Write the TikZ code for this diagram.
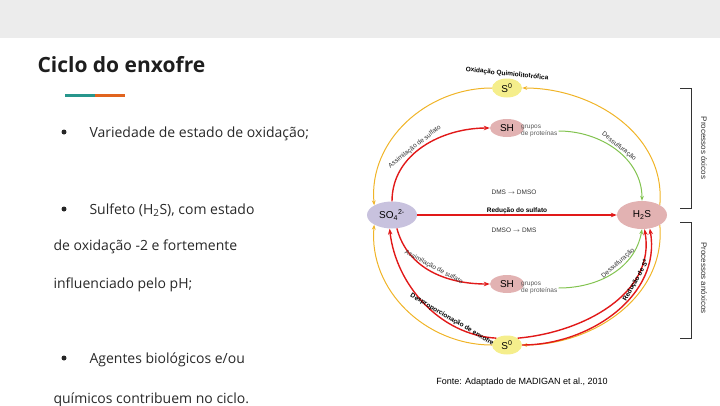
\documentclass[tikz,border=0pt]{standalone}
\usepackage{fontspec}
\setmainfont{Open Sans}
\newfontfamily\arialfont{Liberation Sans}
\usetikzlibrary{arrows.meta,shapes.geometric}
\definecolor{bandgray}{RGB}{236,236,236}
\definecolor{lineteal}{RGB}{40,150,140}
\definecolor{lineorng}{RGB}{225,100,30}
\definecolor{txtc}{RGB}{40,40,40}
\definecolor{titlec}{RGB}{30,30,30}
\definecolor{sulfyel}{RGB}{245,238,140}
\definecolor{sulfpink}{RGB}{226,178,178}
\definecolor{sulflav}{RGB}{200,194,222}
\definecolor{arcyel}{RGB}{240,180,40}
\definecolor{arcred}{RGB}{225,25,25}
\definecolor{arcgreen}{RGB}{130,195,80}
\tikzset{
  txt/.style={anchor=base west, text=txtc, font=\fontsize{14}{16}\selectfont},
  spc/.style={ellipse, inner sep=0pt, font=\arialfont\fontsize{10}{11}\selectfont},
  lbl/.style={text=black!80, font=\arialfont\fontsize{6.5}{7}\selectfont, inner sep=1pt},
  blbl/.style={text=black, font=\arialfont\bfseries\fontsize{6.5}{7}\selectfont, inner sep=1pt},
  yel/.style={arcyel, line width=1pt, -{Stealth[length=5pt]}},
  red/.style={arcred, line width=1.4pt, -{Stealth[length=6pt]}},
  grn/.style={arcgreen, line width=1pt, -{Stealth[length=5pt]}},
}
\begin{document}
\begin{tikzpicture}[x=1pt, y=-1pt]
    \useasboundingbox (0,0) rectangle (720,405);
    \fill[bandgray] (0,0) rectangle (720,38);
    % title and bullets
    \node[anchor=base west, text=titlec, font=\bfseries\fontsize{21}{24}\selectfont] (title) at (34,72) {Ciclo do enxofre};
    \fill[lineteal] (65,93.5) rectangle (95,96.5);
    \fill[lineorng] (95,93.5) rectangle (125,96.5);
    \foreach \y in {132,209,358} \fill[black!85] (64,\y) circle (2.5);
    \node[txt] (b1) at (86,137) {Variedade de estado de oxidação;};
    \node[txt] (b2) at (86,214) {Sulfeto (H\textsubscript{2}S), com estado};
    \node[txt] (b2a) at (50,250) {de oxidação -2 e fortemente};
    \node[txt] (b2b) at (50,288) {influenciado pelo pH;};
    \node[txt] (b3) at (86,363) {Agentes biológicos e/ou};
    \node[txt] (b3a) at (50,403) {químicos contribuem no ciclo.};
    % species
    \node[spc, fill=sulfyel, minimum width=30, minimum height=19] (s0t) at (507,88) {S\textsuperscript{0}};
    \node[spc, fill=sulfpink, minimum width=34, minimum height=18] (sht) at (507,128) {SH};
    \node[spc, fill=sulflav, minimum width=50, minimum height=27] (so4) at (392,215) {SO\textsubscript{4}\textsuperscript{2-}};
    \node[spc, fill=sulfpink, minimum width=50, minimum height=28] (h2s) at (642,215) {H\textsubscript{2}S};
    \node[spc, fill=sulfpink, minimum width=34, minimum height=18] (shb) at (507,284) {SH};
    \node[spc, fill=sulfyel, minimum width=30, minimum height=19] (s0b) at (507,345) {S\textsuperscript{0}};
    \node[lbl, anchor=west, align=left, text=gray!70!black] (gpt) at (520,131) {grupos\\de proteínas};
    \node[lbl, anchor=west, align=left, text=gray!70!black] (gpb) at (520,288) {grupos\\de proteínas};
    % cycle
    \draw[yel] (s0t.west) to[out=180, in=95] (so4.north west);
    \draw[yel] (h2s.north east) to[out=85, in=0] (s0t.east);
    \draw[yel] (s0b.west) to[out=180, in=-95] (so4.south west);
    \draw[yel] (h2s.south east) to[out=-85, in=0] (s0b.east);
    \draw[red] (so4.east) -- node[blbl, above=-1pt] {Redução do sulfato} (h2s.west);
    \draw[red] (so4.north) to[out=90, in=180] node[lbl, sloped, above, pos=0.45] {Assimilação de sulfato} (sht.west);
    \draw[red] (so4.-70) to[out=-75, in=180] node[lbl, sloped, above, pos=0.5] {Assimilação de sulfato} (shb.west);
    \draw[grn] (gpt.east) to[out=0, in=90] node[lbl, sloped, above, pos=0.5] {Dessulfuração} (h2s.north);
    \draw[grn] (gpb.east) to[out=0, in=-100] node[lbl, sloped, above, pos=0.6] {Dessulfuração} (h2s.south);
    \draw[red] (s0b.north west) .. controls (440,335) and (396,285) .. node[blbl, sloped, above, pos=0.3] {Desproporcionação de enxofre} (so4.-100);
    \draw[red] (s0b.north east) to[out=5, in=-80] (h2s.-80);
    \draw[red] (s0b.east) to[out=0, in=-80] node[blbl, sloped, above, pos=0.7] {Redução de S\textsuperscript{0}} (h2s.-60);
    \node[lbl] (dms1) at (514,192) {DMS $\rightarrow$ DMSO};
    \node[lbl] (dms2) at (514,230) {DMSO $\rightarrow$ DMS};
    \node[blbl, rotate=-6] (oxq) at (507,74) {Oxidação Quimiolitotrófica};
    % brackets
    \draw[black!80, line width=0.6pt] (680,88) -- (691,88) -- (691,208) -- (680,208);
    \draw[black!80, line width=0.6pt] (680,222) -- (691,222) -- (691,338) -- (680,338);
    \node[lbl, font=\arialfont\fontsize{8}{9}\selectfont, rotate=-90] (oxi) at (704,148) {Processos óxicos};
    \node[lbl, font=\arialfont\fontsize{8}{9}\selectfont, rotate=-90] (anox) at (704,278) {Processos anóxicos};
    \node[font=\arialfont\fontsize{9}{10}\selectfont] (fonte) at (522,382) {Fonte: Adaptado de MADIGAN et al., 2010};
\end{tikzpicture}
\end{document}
+===+
REQUIRED WORK: Set the listing down in full and exactly. Pictures within it should not appear in the copy.

OUTPUT:
Write the TikZ code for this diagram.
\documentclass[tikz,border=0pt]{standalone}
\usepackage{fontspec}
\setmainfont{Open Sans}
\newfontfamily\arialfont{Liberation Sans}
\usetikzlibrary{arrows.meta,shapes.geometric}
\definecolor{bandgray}{RGB}{236,236,236}
\definecolor{lineteal}{RGB}{40,150,140}
\definecolor{lineorng}{RGB}{225,100,30}
\definecolor{txtc}{RGB}{40,40,40}
\definecolor{titlec}{RGB}{30,30,30}
\definecolor{sulfyel}{RGB}{245,238,140}
\definecolor{sulfpink}{RGB}{226,178,178}
\definecolor{sulflav}{RGB}{200,194,222}
\definecolor{arcyel}{RGB}{240,180,40}
\definecolor{arcred}{RGB}{225,25,25}
\definecolor{arcgreen}{RGB}{130,195,80}
\tikzset{
  txt/.style={anchor=base west, text=txtc, font=\fontsize{14}{16}\selectfont},
  spc/.style={ellipse, inner sep=0pt, font=\arialfont\fontsize{10}{11}\selectfont},
  lbl/.style={text=black!80, font=\arialfont\fontsize{6.5}{7}\selectfont, inner sep=1pt},
  blbl/.style={text=black, font=\arialfont\bfseries\fontsize{6.5}{7}\selectfont, inner sep=1pt},
  yel/.style={arcyel, line width=1pt, -{Stealth[length=5pt]}},
  red/.style={arcred, line width=1.4pt, -{Stealth[length=6pt]}},
  grn/.style={arcgreen, line width=1pt, -{Stealth[length=5pt]}},
}
\begin{document}
\begin{tikzpicture}[x=1pt, y=-1pt]
    \useasboundingbox (0,0) rectangle (720,405);
    \fill[bandgray] (0,0) rectangle (720,38);
    % title and bullets
    \node[anchor=base west, text=titlec, font=\bfseries\fontsize{21}{24}\selectfont] (title) at (34,72) {Ciclo do enxofre};
    \fill[lineteal] (65,93.5) rectangle (95,96.5);
    \fill[lineorng] (95,93.5) rectangle (125,96.5);
    \foreach \y in {132,209,358} \fill[black!85] (64,\y) circle (2.5);
    \node[txt] (b1) at (86,137) {Variedade de estado de oxidação;};
    \node[txt] (b2) at (86,214) {Sulfeto (H\textsubscript{2}S), com estado};
    \node[txt] (b2a) at (50,250) {de oxidação -2 e fortemente};
    \node[txt] (b2b) at (50,288) {influenciado pelo pH;};
    \node[txt] (b3) at (86,363) {Agentes biológicos e/ou};
    \node[txt] (b3a) at (50,403) {químicos contribuem no ciclo.};
    % species
    \node[spc, fill=sulfyel, minimum width=30, minimum height=19] (s0t) at (507,88) {S\textsuperscript{0}};
    \node[spc, fill=sulfpink, minimum width=34, minimum height=18] (sht) at (507,128) {SH};
    \node[spc, fill=sulflav, minimum width=50, minimum height=27] (so4) at (392,215) {SO\textsubscript{4}\textsuperscript{2-}};
    \node[spc, fill=sulfpink, minimum width=50, minimum height=28] (h2s) at (642,215) {H\textsubscript{2}S};
    \node[spc, fill=sulfpink, minimum width=34, minimum height=18] (shb) at (507,284) {SH};
    \node[spc, fill=sulfyel, minimum width=30, minimum height=19] (s0b) at (507,345) {S\textsuperscript{0}};
    \node[lbl, anchor=west, align=left, text=gray!70!black] (gpt) at (520,131) {grupos\\de proteínas};
    \node[lbl, anchor=west, align=left, text=gray!70!black] (gpb) at (520,288) {grupos\\de proteínas};
    % cycle
    \draw[yel] (s0t.west) to[out=180, in=95] (so4.north west);
    \draw[yel] (h2s.north east) to[out=85, in=0] (s0t.east);
    \draw[yel] (s0b.west) to[out=180, in=-95] (so4.south west);
    \draw[yel] (h2s.south east) to[out=-85, in=0] (s0b.east);
    \draw[red] (so4.east) -- node[blbl, above=-1pt] {Redução do sulfato} (h2s.west);
    \draw[red] (so4.north) to[out=90, in=180] node[lbl, sloped, above, pos=0.45] {Assimilação de sulfato} (sht.west);
    \draw[red] (so4.-70) to[out=-75, in=180] node[lbl, sloped, above, pos=0.5] {Assimilação de sulfato} (shb.west);
    \draw[grn] (gpt.east) to[out=0, in=90] node[lbl, sloped, above, pos=0.5] {Dessulfuração} (h2s.north);
    \draw[grn] (gpb.east) to[out=0, in=-100] node[lbl, sloped, above, pos=0.6] {Dessulfuração} (h2s.south);
    \draw[red] (s0b.north west) .. controls (440,335) and (396,285) .. node[blbl, sloped, above, pos=0.3] {Desproporcionação de enxofre} (so4.-100);
    \draw[red] (s0b.north east) to[out=5, in=-80] (h2s.-80);
    \draw[red] (s0b.east) to[out=0, in=-80] node[blbl, sloped, above, pos=0.7] {Redução de S\textsuperscript{0}} (h2s.-60);
    \node[lbl] (dms1) at (514,192) {DMS $\rightarrow$ DMSO};
    \node[lbl] (dms2) at (514,230) {DMSO $\rightarrow$ DMS};
    \node[blbl, rotate=-6] (oxq) at (507,74) {Oxidação Quimiolitotrófica};
    % brackets
    \draw[black!80, line width=0.6pt] (680,88) -- (691,88) -- (691,208) -- (680,208);
    \draw[black!80, line width=0.6pt] (680,222) -- (691,222) -- (691,338) -- (680,338);
    \node[lbl, font=\arialfont\fontsize{8}{9}\selectfont, rotate=-90] (oxi) at (704,148) {Processos óxicos};
    \node[lbl, font=\arialfont\fontsize{8}{9}\selectfont, rotate=-90] (anox) at (704,278) {Processos anóxicos};
    \node[font=\arialfont\fontsize{9}{10}\selectfont] (fonte) at (522,382) {Fonte: Adaptado de MADIGAN et al., 2010};
\end{tikzpicture}
\end{document}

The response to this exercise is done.